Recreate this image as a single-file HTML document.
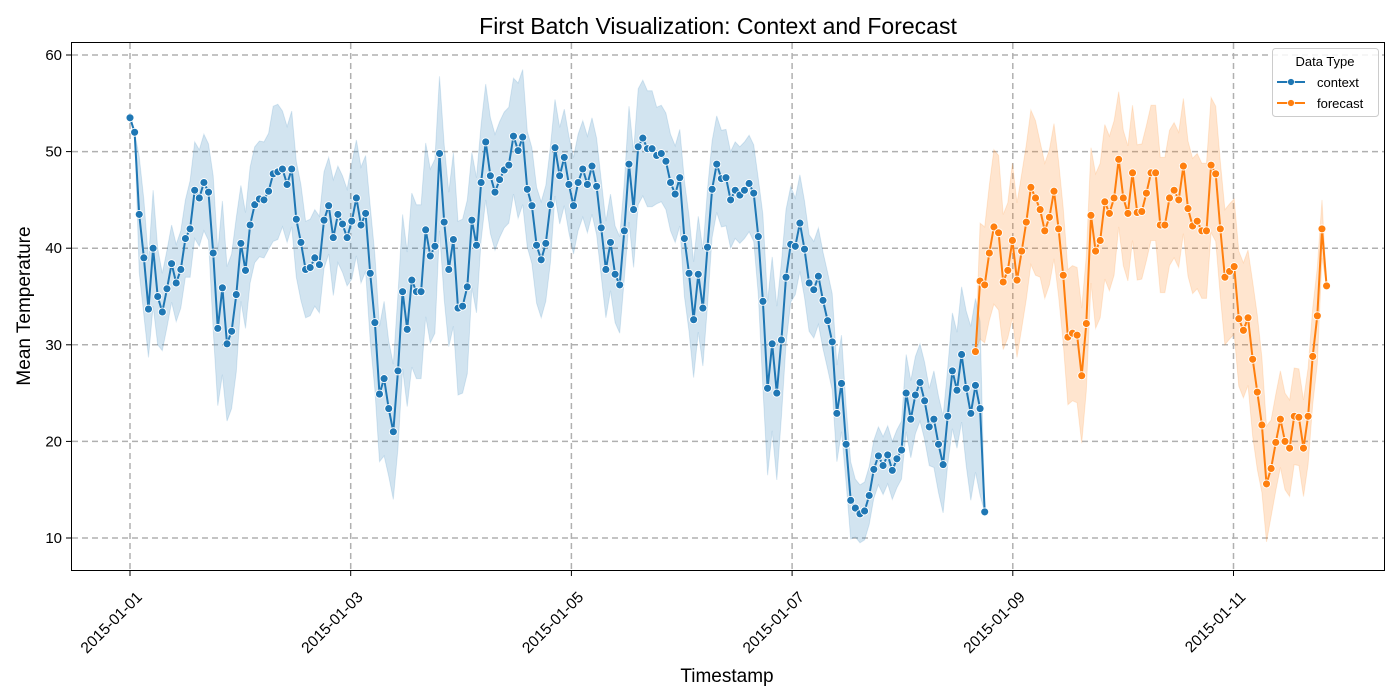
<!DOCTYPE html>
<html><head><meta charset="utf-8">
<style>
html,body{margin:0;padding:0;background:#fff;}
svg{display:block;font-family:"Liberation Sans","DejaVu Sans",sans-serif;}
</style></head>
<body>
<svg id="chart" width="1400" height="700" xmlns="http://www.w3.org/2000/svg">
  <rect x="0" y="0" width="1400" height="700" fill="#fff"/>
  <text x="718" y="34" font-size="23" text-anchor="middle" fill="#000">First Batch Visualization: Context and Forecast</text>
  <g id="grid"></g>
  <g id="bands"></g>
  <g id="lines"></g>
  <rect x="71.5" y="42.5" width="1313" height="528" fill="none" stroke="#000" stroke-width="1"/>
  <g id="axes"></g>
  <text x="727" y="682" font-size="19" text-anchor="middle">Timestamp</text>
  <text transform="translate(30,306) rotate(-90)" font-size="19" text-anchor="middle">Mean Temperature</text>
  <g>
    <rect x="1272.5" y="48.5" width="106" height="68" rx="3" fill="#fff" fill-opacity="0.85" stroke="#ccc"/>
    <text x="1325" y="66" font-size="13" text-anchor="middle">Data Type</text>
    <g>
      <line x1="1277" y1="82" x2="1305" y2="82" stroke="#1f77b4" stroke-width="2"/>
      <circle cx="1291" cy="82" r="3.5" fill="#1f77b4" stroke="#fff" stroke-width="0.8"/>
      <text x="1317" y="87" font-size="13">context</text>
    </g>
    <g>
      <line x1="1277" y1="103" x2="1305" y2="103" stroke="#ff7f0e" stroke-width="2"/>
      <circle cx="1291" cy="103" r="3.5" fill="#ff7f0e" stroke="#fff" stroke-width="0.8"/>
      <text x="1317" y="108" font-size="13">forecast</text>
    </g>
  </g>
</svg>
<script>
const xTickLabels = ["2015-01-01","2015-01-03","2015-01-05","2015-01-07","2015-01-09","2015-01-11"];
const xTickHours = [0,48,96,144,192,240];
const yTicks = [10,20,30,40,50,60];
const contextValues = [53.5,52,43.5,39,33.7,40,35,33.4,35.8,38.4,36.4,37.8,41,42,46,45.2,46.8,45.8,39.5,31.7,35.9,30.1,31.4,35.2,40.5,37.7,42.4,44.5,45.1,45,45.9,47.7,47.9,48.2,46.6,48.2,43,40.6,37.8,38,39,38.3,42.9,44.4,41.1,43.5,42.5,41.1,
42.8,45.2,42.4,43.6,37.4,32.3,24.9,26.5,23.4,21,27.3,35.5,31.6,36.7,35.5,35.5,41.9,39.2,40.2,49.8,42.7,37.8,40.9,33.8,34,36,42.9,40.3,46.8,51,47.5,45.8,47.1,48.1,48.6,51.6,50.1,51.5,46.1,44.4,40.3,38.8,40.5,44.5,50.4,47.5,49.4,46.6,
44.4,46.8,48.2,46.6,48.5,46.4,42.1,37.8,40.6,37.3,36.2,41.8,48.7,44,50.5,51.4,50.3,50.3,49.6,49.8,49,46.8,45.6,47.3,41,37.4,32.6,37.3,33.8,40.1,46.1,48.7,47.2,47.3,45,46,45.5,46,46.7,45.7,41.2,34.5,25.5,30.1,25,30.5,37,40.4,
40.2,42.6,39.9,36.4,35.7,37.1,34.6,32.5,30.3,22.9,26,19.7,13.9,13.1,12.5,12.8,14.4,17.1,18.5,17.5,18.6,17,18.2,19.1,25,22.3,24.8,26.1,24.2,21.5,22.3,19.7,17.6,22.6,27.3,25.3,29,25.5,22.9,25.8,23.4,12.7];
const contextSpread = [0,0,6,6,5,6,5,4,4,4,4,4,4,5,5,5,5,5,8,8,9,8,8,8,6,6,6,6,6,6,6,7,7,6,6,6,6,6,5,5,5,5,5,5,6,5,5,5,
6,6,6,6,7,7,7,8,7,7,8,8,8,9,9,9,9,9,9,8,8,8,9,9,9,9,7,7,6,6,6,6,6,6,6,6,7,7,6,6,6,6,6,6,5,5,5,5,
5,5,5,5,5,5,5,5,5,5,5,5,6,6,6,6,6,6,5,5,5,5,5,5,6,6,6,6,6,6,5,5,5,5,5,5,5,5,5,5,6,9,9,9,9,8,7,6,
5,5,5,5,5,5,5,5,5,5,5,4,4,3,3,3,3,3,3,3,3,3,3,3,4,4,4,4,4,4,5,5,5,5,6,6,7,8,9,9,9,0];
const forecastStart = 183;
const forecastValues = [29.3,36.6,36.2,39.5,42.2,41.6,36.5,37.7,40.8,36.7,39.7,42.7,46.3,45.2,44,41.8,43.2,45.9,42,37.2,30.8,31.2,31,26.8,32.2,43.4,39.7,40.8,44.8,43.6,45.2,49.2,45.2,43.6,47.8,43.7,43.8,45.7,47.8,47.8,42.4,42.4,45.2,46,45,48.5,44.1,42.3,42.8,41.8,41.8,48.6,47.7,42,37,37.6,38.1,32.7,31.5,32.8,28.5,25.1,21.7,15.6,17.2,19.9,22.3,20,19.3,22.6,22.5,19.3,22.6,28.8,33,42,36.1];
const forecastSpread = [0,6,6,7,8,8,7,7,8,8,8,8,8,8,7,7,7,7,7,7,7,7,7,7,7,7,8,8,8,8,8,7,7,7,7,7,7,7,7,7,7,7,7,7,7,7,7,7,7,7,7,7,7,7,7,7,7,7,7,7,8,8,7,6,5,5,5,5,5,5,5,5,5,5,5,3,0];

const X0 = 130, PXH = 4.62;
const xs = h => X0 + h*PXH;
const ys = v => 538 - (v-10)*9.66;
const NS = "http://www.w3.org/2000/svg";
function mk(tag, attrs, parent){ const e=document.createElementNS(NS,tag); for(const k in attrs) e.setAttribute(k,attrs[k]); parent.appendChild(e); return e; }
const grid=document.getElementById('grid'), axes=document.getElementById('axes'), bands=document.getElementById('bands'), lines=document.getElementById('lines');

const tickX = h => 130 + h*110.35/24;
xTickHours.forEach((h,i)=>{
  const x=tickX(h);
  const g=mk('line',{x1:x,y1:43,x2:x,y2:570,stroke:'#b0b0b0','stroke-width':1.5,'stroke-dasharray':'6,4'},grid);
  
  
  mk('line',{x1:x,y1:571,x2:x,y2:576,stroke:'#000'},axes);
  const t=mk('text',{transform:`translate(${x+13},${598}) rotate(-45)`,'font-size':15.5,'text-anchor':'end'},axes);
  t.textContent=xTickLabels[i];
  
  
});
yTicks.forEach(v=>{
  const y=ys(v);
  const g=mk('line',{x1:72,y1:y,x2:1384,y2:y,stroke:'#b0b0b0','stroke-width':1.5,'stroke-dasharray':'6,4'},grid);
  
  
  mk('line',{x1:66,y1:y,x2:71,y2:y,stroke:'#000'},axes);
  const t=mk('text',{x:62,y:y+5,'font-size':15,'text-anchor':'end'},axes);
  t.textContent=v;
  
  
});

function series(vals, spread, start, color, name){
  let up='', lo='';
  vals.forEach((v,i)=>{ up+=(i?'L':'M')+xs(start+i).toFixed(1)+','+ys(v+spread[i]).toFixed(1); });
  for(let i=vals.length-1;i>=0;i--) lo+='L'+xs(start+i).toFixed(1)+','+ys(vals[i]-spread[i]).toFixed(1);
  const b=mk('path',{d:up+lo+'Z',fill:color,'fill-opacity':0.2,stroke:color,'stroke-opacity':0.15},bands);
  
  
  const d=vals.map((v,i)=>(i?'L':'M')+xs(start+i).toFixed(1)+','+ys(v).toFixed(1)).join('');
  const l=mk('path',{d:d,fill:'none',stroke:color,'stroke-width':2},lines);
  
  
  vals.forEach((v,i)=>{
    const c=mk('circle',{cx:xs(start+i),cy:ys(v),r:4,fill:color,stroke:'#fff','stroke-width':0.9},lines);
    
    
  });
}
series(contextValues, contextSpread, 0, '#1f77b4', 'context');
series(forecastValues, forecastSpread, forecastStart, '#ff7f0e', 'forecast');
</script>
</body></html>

...

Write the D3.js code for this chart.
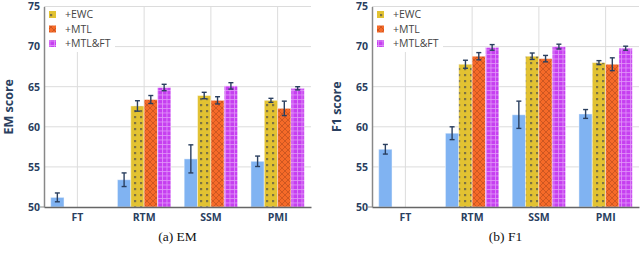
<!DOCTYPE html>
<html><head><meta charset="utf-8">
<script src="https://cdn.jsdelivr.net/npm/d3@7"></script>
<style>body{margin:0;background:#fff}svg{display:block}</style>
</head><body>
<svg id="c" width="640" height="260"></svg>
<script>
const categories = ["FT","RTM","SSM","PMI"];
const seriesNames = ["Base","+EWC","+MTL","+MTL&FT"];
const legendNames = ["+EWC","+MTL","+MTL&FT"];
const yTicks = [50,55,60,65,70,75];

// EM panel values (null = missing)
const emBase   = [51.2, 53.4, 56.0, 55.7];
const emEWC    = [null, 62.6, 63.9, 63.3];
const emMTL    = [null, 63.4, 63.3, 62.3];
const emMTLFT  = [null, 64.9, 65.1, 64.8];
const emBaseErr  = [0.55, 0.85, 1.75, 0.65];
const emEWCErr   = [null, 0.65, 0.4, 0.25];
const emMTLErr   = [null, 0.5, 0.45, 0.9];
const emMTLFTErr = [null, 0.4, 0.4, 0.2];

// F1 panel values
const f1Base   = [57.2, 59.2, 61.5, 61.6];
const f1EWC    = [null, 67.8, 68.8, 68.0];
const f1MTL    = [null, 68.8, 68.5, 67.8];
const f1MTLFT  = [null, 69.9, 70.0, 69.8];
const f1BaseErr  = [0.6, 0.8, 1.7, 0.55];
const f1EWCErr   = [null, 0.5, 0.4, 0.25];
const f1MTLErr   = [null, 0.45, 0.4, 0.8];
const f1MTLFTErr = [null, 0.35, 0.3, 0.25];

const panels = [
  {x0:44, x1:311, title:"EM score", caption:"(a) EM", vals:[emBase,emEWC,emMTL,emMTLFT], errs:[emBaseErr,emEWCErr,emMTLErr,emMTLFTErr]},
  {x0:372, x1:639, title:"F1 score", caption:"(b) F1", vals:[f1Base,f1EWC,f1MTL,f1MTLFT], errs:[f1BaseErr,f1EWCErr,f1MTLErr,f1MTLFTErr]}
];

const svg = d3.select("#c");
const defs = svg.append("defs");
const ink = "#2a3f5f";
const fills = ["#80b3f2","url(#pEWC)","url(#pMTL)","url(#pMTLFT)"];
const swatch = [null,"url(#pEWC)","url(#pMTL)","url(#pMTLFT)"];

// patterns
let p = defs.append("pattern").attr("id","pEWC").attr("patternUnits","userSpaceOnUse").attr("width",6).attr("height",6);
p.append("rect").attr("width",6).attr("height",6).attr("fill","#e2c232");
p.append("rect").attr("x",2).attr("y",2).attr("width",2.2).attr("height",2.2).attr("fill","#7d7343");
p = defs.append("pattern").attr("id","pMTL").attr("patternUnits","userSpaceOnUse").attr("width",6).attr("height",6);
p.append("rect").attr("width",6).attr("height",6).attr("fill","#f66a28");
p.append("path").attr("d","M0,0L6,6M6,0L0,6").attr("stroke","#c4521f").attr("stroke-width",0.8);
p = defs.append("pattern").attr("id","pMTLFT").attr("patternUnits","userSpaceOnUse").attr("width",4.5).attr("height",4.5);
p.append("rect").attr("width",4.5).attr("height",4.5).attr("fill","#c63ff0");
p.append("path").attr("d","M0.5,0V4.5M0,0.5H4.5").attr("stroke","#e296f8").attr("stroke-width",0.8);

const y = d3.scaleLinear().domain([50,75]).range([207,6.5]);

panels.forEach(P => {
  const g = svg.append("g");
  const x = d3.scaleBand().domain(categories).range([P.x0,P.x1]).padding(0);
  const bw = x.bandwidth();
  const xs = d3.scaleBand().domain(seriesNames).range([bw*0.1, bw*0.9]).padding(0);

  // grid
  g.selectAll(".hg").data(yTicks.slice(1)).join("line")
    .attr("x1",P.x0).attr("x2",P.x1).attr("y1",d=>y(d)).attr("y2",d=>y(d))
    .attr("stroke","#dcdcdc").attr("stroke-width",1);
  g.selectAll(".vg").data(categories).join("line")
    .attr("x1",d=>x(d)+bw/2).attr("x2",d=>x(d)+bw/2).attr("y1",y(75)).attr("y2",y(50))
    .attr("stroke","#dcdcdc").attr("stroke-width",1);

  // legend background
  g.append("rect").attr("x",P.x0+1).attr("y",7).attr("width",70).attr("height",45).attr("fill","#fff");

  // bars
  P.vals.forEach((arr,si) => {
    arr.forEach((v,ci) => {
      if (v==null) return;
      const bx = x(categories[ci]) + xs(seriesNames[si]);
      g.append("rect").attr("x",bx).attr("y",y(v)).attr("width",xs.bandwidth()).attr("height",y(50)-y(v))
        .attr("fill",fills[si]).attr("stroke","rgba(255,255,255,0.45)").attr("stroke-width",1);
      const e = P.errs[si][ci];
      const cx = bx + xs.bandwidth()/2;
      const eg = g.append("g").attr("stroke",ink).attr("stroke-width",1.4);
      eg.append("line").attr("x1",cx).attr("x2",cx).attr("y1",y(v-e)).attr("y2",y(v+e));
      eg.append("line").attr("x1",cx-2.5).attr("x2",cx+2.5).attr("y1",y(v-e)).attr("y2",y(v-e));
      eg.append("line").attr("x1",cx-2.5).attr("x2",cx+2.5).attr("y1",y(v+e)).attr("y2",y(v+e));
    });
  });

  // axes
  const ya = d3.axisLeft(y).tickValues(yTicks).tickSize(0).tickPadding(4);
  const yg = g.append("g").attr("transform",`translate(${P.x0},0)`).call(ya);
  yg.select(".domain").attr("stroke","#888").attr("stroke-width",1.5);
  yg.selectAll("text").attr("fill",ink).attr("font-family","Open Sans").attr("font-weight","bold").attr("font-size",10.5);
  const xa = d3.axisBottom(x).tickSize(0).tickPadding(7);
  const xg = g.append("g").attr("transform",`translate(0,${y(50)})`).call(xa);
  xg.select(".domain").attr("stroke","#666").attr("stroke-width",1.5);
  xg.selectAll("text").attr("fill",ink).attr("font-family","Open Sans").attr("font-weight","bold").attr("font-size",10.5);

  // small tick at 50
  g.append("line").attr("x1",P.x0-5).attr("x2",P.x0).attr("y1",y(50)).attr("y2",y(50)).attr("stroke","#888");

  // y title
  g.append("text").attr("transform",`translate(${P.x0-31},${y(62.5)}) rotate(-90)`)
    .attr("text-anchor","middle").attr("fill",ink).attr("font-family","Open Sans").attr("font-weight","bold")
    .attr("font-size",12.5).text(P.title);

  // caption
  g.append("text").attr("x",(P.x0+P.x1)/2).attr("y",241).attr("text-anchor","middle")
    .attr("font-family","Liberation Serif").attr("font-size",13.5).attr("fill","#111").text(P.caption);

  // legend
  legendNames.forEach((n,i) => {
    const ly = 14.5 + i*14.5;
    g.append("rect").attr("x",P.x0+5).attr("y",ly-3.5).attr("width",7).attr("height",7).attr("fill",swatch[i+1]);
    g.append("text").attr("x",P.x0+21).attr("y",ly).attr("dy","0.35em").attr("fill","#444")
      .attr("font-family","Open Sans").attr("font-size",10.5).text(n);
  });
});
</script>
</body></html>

TO DO
Go through the preceding material and copy each line that has the word "this".

THE RESPONSE
Recreate this image as a single-file HTML document.
Write the D3.js code for this chart.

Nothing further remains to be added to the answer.